Прежде всего, она снова — хоть и ненадолго — стала столицей. В 1727 году двенадцатилетний Петр II, внук царевича Алексея, возведенный на престол усилиями Меншикова, попав под влияние князей Долгоруких, отправил «полудержавного властелина» в ссылку. Власть оказалась в руках Верховного тайного совета, состоящего по большей части из членов двух фамилий — Долгоруких и Голицыных. В январе 1728‑го Петр II отправился в Москву — короноваться в Успенском соборе, да так в Москве и остался. В старую столицу перебрались двор, коллегии и гвардейские полки. Императорской резиденцией стал Слободской дворец близ Немецкой слободы. Юный государь, забросив учебу, проводил время в беспрерывных забавах, бражничестве и многодневных охотах в подмосковном имении Долгоруких — Горенках, в обществе своего неразлучного друга Ивана Долгорукого и своей юной тетушки Елизаветы Петровны. Тем временем страна спустя рукава управлялась нерадивыми и корыстными вельможами.

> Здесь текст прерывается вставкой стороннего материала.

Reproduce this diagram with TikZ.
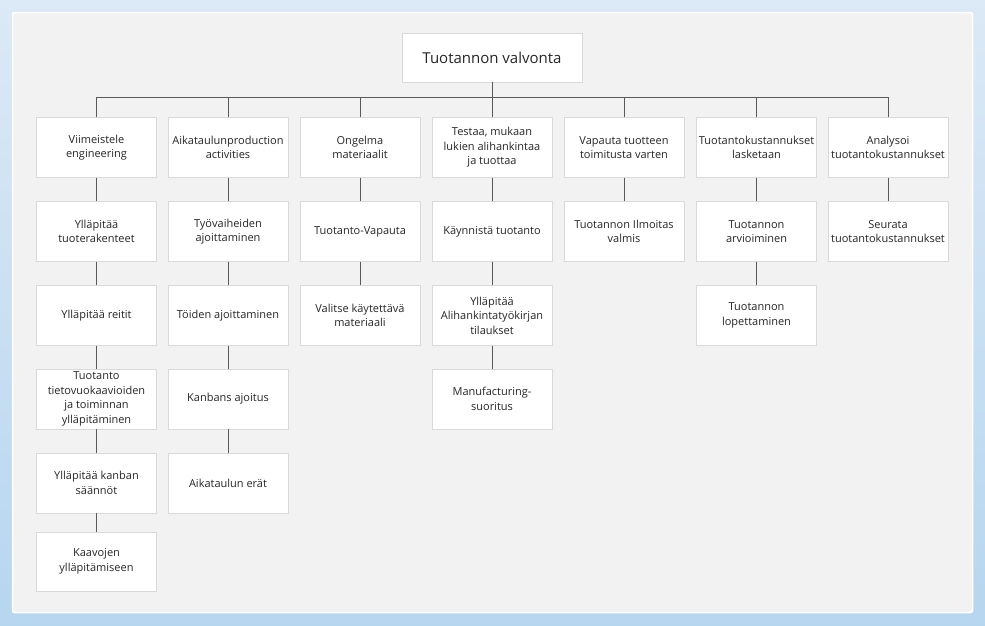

Испанский посол Лириа доносил своему правительству:

«Все идет из рук вон плохо; император не занимается делами и не хочет о них слышать. Жалованье никому не платят. <…> Ворует каждый, кому не лень. Все члены Верховного Тайного Совета больны, и по этой причине в этом собрании, душе здешнего Правительства, заседаний не происходит. Все подчиненные отделы также прекратили свою деятельность…»

Так выглядела в глазах иностранного дипломата страна спустя несколько лет после смерти Петра I.

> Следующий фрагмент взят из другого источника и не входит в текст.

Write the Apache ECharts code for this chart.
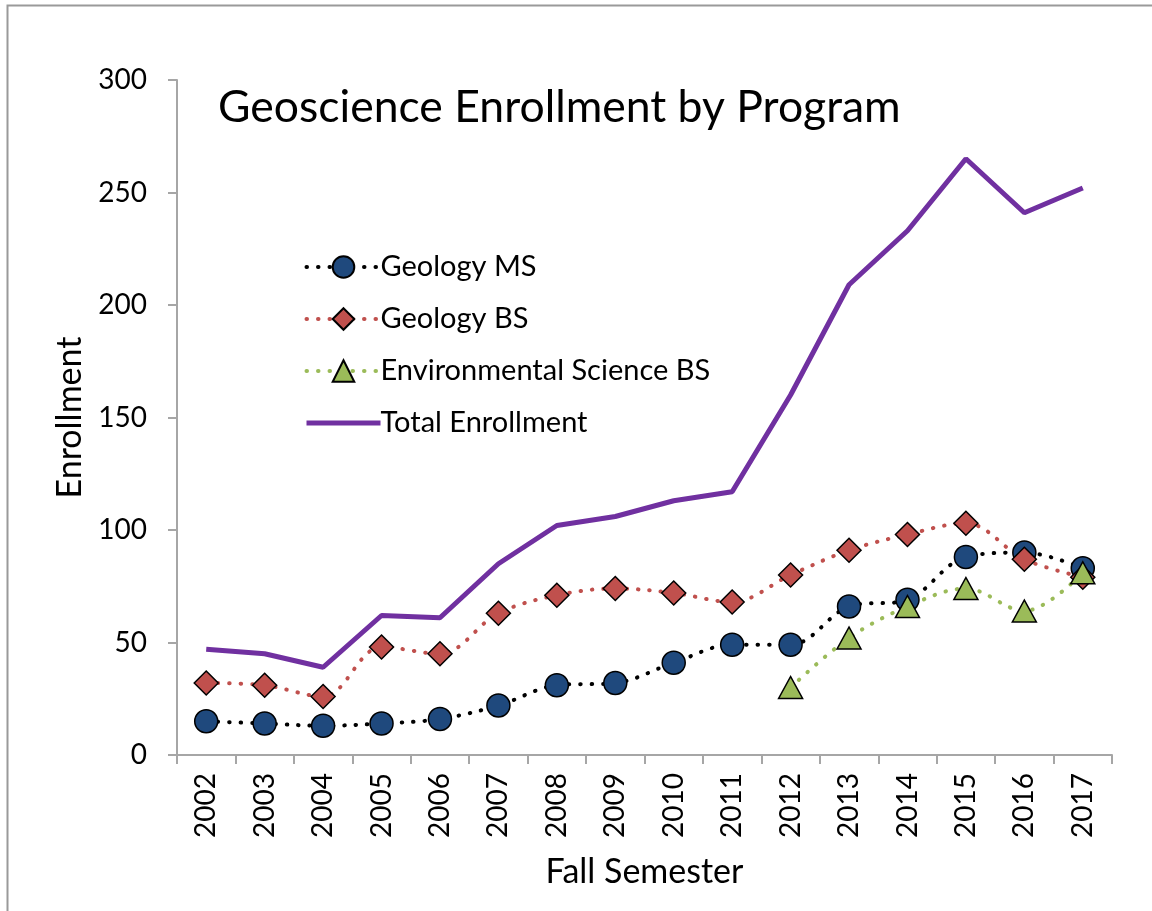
<!DOCTYPE html>
<html>
<head>
<meta charset="utf-8">
<script src="https://cdn.jsdelivr.net/npm/echarts@6/dist/echarts.min.js"></script>
<style>
  html, body { margin: 0; padding: 0; background: #fff; }
  #chart { width: 1152px; height: 911px; }
</style>
</head>
<body>
<div id="chart"></div>
<script>
// Fall semester enrollment
const years = ['2002', '2003', '2004', '2005', '2006', '2007', '2008', '2009',
               '2010', '2011', '2012', '2013', '2014', '2015', '2016', '2017'];
const geologyMS = [15, 14, 13, 14, 16, 22, 31, 32, 41, 49, 49, 66, 69, 88, 90, 83];
const geologyBS = [32, 31, 26, 48, 45, 63, 71, 74, 72, 68, 80, 91, 98, 103, 87, 79];
const envSciBS = [null, null, null, null, null, null, null, null, null, null, 30, 52, 66, 74, 64, 81];
const totalEnrollment = [47, 45, 39, 62, 61, 85, 102, 106, 113, 117, 160, 209, 233, 265, 241, 252];
const yTicks = [0, 50, 100, 150, 200, 250, 300];

const font = 'Lato';
const axisGray = '#a6a6a6';

function dotted(color) {
    return { color: color, width: 4, type: [0.5, 11], cap: 'round' };
}

const chart = echarts.init(document.getElementById('chart'));
chart.setOption({
    backgroundColor: '#fff',
    animation: false,
    textStyle: { fontFamily: font, color: '#000' },
    graphic: [{
        type: 'rect',
        shape: { x: 7.5, y: 5.5, width: 1200, height: 1000 },
        style: { fill: 'none', stroke: '#9a9a9a', lineWidth: 2 },
        silent: true
    }],
    title: {
        text: 'Geoscience Enrollment by Program',
        left: 213,
        top: 80,
        textStyle: { fontFamily: font, fontSize: 44.5, fontWeight: 'normal', color: '#000' }
    },
    legend: {
        orient: 'vertical',
        left: 299,
        top: 247,
        itemWidth: 74,
        itemHeight: 27,
        itemGap: 22,
        textStyle: { fontFamily: font, fontSize: 29, lineHeight: 30, color: '#000', padding: [0, 0, 0, -5] },
        data: [
            { name: 'Geology MS', lineStyle: { width: 4 } },
            { name: 'Geology BS', lineStyle: { width: 4 } },
            { name: 'Environmental Science BS', lineStyle: { width: 4 } },
            { name: 'Total Enrollment', lineStyle: { width: 5 }, itemStyle: { opacity: 0 } }
        ]
    },
    grid: { left: 177, right: 40, top: 80, bottom: 156 },
    xAxis: {
        type: 'category',
        data: years,
        boundaryGap: true,
        name: 'Fall Semester',
        nameLocation: 'middle',
        nameGap: 100,
        nameTextStyle: { fontFamily: font, fontSize: 34, color: '#000' },
        axisLine: { lineStyle: { color: axisGray, width: 2 } },
        axisTick: { show: true, length: 9, lineStyle: { color: axisGray, width: 2 } },
        axisLabel: { rotate: 90, fontFamily: font, fontSize: 28, color: '#000', margin: 18 },
        splitLine: { show: false }
    },
    yAxis: {
        type: 'value',
        min: yTicks[0],
        max: yTicks[yTicks.length - 1],
        interval: 50,
        name: 'Enrollment',
        nameLocation: 'middle',
        nameGap: 90,
        nameRotate: 90,
        nameTextStyle: { fontFamily: font, fontSize: 34, color: '#000' },
        axisLine: { show: true, lineStyle: { color: axisGray, width: 2 } },
        axisTick: { show: true, length: 9, lineStyle: { color: axisGray, width: 2 } },
        axisLabel: { fontFamily: font, fontSize: 28, color: '#000', margin: 30 },
        splitLine: { show: false }
    },
    series: [
        {
            name: 'Geology MS',
            type: 'line',
            data: geologyMS,
            smooth: 0.35,
            symbol: 'circle',
            symbolSize: 23,
            lineStyle: dotted('#000'),
            itemStyle: { color: '#1f497d', borderColor: '#000', borderWidth: 1.5 }
        },
        {
            name: 'Geology BS',
            type: 'line',
            data: geologyBS,
            smooth: 0.35,
            symbol: 'diamond',
            symbolSize: [24, 24],
            lineStyle: dotted('#c0504d'),
            itemStyle: { color: '#c0504d', borderColor: '#000', borderWidth: 1.5 }
        },
        {
            name: 'Environmental Science BS',
            type: 'line',
            data: envSciBS,
            smooth: 0.35,
            symbol: 'triangle',
            symbolSize: [24, 22],
            lineStyle: dotted('#9bbb59'),
            itemStyle: { color: '#9bbb59', borderColor: '#000', borderWidth: 1.5 }
        },
        {
            name: 'Total Enrollment',
            type: 'line',
            data: totalEnrollment,
            symbol: 'none',
            lineStyle: { color: '#7030a0', width: 5 },
            itemStyle: { color: '#7030a0' }
        }
    ]
});
</script>
</body>
</html>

Для Москвы, однако, перемены пошли на пользу. Население города, резко уменьшившееся после переноса столицы в Петербург, вновь достигло допетровских цифр. Постоянных жителей в столице было 138 тысяч 792 человека, с учетом же приходивших на заработки крестьян в Москве жило не меньше 200 тысяч человек. После долгого перерыва в городе начали строить новые каменные дома и церкви. Еще при Петре приказано было замостить улицы; с тех пор каждый въезжающий в город должен был пожертвовать «по три камня диких ручных, а чтобы те камни меньше гусиного яйца не были» для устройства мостовой. В год приезда сюда Ломоносова город обнесли деревянным частоколом (известным как Кампанейский вал, — инициаторами были винные откупщики, «компанейщики», старавшиеся не допустить контрабандного ввоза в Москву водки), а годом раньше на главных улицах установили масляные фонари. В основном же город был таким, как и до Петра, — лабиринт узких кривых улочек, застроенных деревянными домами, жмущихся к кремлевской и китайгородской стенам, поднимающиеся над ними узорчатые церковные купола, а на Москве-реке — каменные палаты бояр (примером их может служить доселе сохранившийся дом Аверкия Кириллова).

1730 год стал для Москвы, да и для всей России, поворотным. В ночь с 18 на 19 января от оспы умер Петр II. Таким образом, прервалась по мужской линии династия Романовых; все последующие государи носили это имя без особого права. Члены Верховного тайного совета нашли для себя разумным и безопасным пригласить в Москву вдовую Анну Иоанновну из Митавы. Как известно, курляндской герцогине были предложены «кондиции»: «в супружество не вступать, и наследника не определять», а главное, без согласия Верховного тайного совета (из восьми персон) не начинать войны, не заключать мира, не вводить налогов, не производить никого в чины выше полковника, не жаловать земель и т. д. Анна согласилась — и 10 февраля 1730 года приехала в Москву. Через две недели по просьбе «всего шляхетства» она собственноручно разодрала кондиции и восстановила самодержавие.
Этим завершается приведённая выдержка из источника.